* begin *
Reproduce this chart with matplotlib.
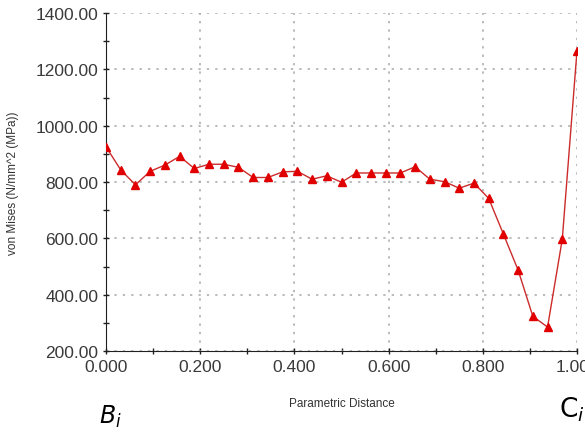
import matplotlib
matplotlib.use("Agg")
import matplotlib.pyplot as plt
from matplotlib.ticker import MultipleLocator, FormatStrFormatter

# parametric distance (33 equally spaced probe points) and von Mises stress
dist = [i / 32 for i in range(33)]
stress = [925, 843, 790, 838, 860, 891, 848, 863, 863, 852, 816, 816, 836,
          838, 810, 822, 799, 832, 832, 832, 832, 854, 810, 801, 778, 796,
          742, 615, 487, 323, 285, 597, 1266]

plt.rcParams['font.family'] = ['Liberation Sans', 'DejaVu Sans']
plt.rcParams['mathtext.fontset'] = 'dejavusans'

fig = plt.figure(figsize=(5.85, 4.39), dpi=100)
ax = fig.add_axes([106 / 585, 1 - 352 / 439, 471 / 585, 338 / 439])

ax.plot(dist, stress, color="#cc2b2b", lw=1.0, marker="^", ms=5.5,
        mfc="#e00000", mec="#e00000", zorder=3)

ax.set_xlim(0, 1.0)
ax.set_ylim(200, 1400)
ax.xaxis.set_major_locator(MultipleLocator(0.2))
ax.xaxis.set_minor_locator(MultipleLocator(0.1))
ax.yaxis.set_major_locator(MultipleLocator(200))
ax.yaxis.set_minor_locator(MultipleLocator(100))
ax.xaxis.set_major_formatter(FormatStrFormatter("%.3f"))
ax.yaxis.set_major_formatter(FormatStrFormatter("%.2f"))

ax.spines['top'].set_visible(False)
ax.spines['right'].set_visible(False)
ax.spines['left'].set_color("#202020")
ax.spines['bottom'].set_color("#202020")
ax.tick_params(which="both", direction="inout", length=5, width=1, color="#202020")
ax.tick_params(which="major", labelsize=12.5, labelcolor="#3a3a3a", pad=3)
ax.grid(True, which="major", ls=(0, (1.5, 4)), color="#a8a8a8", lw=1.1)
ax.set_axisbelow(True)

ax.set_xlabel("Parametric Distance", fontsize=8.5, color="#333333", labelpad=17)
ax.set_ylabel("von Mises (N/mm^2 (MPa))", fontsize=8.5, color="#333333", labelpad=12)

fig.text(110 / 585, 1 - 417 / 439, r"$B_i$", fontsize=17, ha="center", va="center")
fig.text(572 / 585, 1 - 410 / 439, r"$\mathrm{C}_i$", fontsize=19, ha="center", va="center")

fig.savefig("out.png", dpi=100)
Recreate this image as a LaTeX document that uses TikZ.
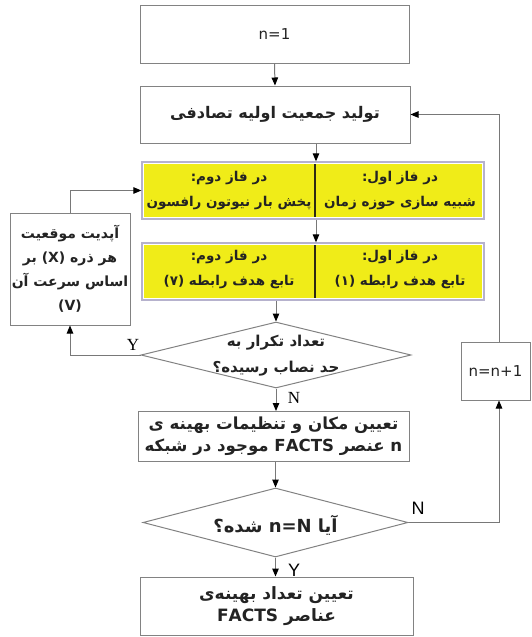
\documentclass[tikz,border=0pt]{standalone}
\usepackage{fontspec}
\setmainfont{DejaVu Sans}
\newfontfamily\fa[Script=Arabic]{DejaVu Sans Bold}
\newfontfamily\tnr{Liberation Serif}
\newfontfamily\lsans{Liberation Sans}
\TeXXeTstate=1
\usetikzlibrary{arrows.meta,shapes.geometric,calc}
\newcommand{\fatxt}[1]{{\fa\beginR #1\endR}}
\definecolor{linegray}{RGB}{120,120,120}
\definecolor{boxgray}{RGB}{130,130,130}
\definecolor{yel}{RGB}{240,236,24}
\definecolor{lav}{RGB}{182,178,205}
\definecolor{divc}{RGB}{45,42,20}
\definecolor{txtc}{RGB}{35,35,35}
\begin{document}
\begin{tikzpicture}[x=1pt,y=-1pt,
  box/.style={draw=boxgray, line width=1pt, inner sep=0pt, align=center, text=txtc, font=\fontsize{15}{21}\selectfont},
  decision/.style={diamond, draw=boxgray, line width=1pt, inner sep=0pt, aspect=4},
  txt/.style={inner sep=0pt, align=center, text=txtc, font=\fontsize{15}{26}\selectfont},
  ytxt/.style={inner sep=0pt, align=center, text=txtc, font=\fontsize{13.5}{25}\selectfont},
  yframe/.style={draw=lav, line width=1.3pt, inner sep=0pt},
  arr/.style={draw=linegray, line width=1pt, -{Triangle[length=8pt,width=6.5pt,color=black]}},
  divider/.style={draw=divc, line width=2pt},
  lblserif/.style={inner sep=0pt, font=\tnr\fontsize{17}{17}\selectfont},
  lblsans/.style={inner sep=0pt, font=\lsans\fontsize{18}{18}\selectfont}
]
\useasboundingbox (0,0) rectangle (531,637);

% main column
\node[box, minimum width=269pt, minimum height=58pt] (n1) at (274.5,34) {n=1};
\node[box, minimum width=270pt, minimum height=57pt, font=\fontsize{16}{21}\selectfont] (b2) at (275,114.5) {\fatxt{تولید جمعیت اولیه تصادفی}};

% yellow block 1
\node[yframe, minimum width=342pt, minimum height=57pt] (y1) at (313,190.5) {};
\fill[yel] ($(y1.south west)+(3,-3)$) rectangle ($(y1.north east)+(-3,3)$);
\draw[divider] ($(y1.north west)+(174,3)$) -- ($(y1.south west)+(174,-3)$);
\node[ytxt] (y1r) at (400,190.5) {\fatxt{در فاز اول:}\\\fatxt{شبیه سازی حوزه زمان}};
\node[ytxt] (y1l) at (229,190.5) {\fatxt{در فاز دوم:}\\\fatxt{پخش بار نیوتون رافسون}};

% yellow block 2
\node[yframe, minimum width=342pt, minimum height=57pt] (y2) at (313,271.5) {};
\fill[yel] ($(y2.south west)+(3,-3)$) rectangle ($(y2.north east)+(-3,3)$);
\draw[divider] ($(y2.north west)+(174,3)$) -- ($(y2.south west)+(174,-3)$);
\node[ytxt] (y2r) at (400,270) {\fatxt{در فاز اول:}\\\fatxt{تابع هدف رابطه (۱)}};
\node[ytxt] (y2l) at (229,270) {\fatxt{در فاز دوم:}\\\fatxt{تابع هدف رابطه (۷)}};

% decision 1
\node[decision, minimum width=270pt, minimum height=66pt] (d1) at (276,355) {};
\node[txt] (d1t) at (276,356) {\fatxt{تعداد تکرار به}\\\fatxt{حد نصاب رسیده؟}};

% box 3
\node[box, minimum width=271pt, minimum height=50pt, font=\fontsize{16.6}{22}\selectfont] (b3) at (273.5,436.5) {\fatxt{تعیین مکان و تنظیمات بهینه ی}\\\fatxt{n عنصر FACTS موجود در شبکه}};

% decision 2
\node[decision, minimum width=265pt, minimum height=69pt] (d2) at (275.5,522.5) {};
\node[txt, font=\fontsize{18}{20}\selectfont] (d2t) at (275.5,525) {\fatxt{آیا n=N شده؟}};

% final box
\node[box, minimum width=273pt, minimum height=58pt, font=\fontsize{17}{22}\selectfont] (b4) at (276.5,606) {\fatxt{تعیین تعداد بهینه‌ی}\\\fatxt{عناصر FACTS}};

% side boxes
\node[box, minimum width=120pt, minimum height=112pt, font=\fontsize{14}{24}\selectfont] (lb) at (70,269) {\fatxt{آپدیت موقعیت}\\\fatxt{هر ذره (X) بر}\\\fatxt{اساس سرعت آن}\\\fatxt{(V)}};
\node[box, minimum width=69pt, minimum height=58pt] (rb) at (495.5,371) {n=n+1};

\coordinate (c316) at (316,0);
\coordinate (fx) at (499,0);

% connectors
\draw[arr] (n1.south) -- (b2.north);
\draw[arr] (b2.south -| c316) -- (y1.north -| c316);
\draw[arr] (y1.south -| c316) -- (y2.north -| c316);
\draw[arr] (d1.north |- y2.south) -- (d1.north);
\draw[arr] (d1.south) -- (d1.south |- b3.north);
\draw[arr] (d2.north |- b3.south) -- (d2.north);
\draw[arr] (d2.south) -- (d2.south |- b4.north);
\draw[arr] (d2.east) -- (d2.east -| fx) -- (rb.south -| fx);
\draw[arr] (rb.north -| fx) -- (b2.east -| fx) -- (b2.east);
\draw[arr] (d1.west) -| (lb.south);
\draw[arr] (lb.north) |- (y1.west);

% labels
\node[lblserif] (ly1) at (133,345) {Y};
\node[lblserif] (ln1) at (294,398) {N};
\node[lblsans] (ln2) at (418,508) {N};
\node[lblsans] (ly2) at (294,570) {Y};
\end{tikzpicture}
\end{document}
* end *
▶ Written problem:
Output exactly the span of lines from the top of the listing through the line holding "plt.rcParams['mathtext.fontset'] = 'dejavusans'", and leave every picture out.

▶ Finished task:
Reproduce this chart with matplotlib.
import matplotlib
matplotlib.use("Agg")
import matplotlib.pyplot as plt
from matplotlib.ticker import MultipleLocator, FormatStrFormatter

# parametric distance (33 equally spaced probe points) and von Mises stress
dist = [i / 32 for i in range(33)]
stress = [925, 843, 790, 838, 860, 891, 848, 863, 863, 852, 816, 816, 836,
          838, 810, 822, 799, 832, 832, 832, 832, 854, 810, 801, 778, 796,
          742, 615, 487, 323, 285, 597, 1266]

plt.rcParams['font.family'] = ['Liberation Sans', 'DejaVu Sans']
plt.rcParams['mathtext.fontset'] = 'dejavusans'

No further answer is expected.